It’s Only a Season


I’ve been struggling lately with having the desire to want to do anything...I guess you could say I’m battling a spirit of lethargy.


Lethargy: a lack of energy and enthusiasm.


No desire to sit at the table with God, to garden, to raise chickens, to parent, or to wife (if that’s a thing 🙃).


Heck...I haven’t blogged in God knows when—and blogging and sharing is something I once loved to do with all the above!


I have to force myself to adult.


The alarm goes off, I wake the kids, feed them breakfast, and take them to school. The entire time I’m thinking—I just want to get back home and climb back in bed.


Some days I do...some days I don’t.


Today I got back in bed and took care of our bills.

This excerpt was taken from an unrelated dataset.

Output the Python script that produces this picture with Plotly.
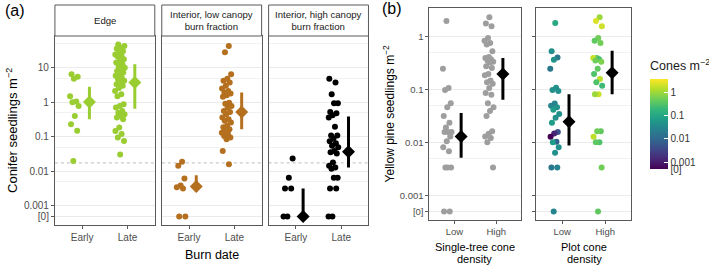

A friend texted and invited me to the park...I wanted to say no but I’m thankful I said yes! I would have missed a blessing.


I went on to force myself to exercise, to study Ezra 3, to clean out the chicken coop, to walk the dog, wash the dishes, and even be still to write this blog post.


I share all this to say:


—You are not alone.

—This is only a season.

—You will exit strengthened.


The wilderness is never fun but it’s in the wilderness we are humbled and tested as God sees what’s truly in our hearts.


It’s in the wilderness our hearts are positioned.


With God...it’s not about performance but all about the positioning of the heart.


I’m asking God to position my heart and give me a spirit to do as I bind this spirit of lethargy in Jesus name.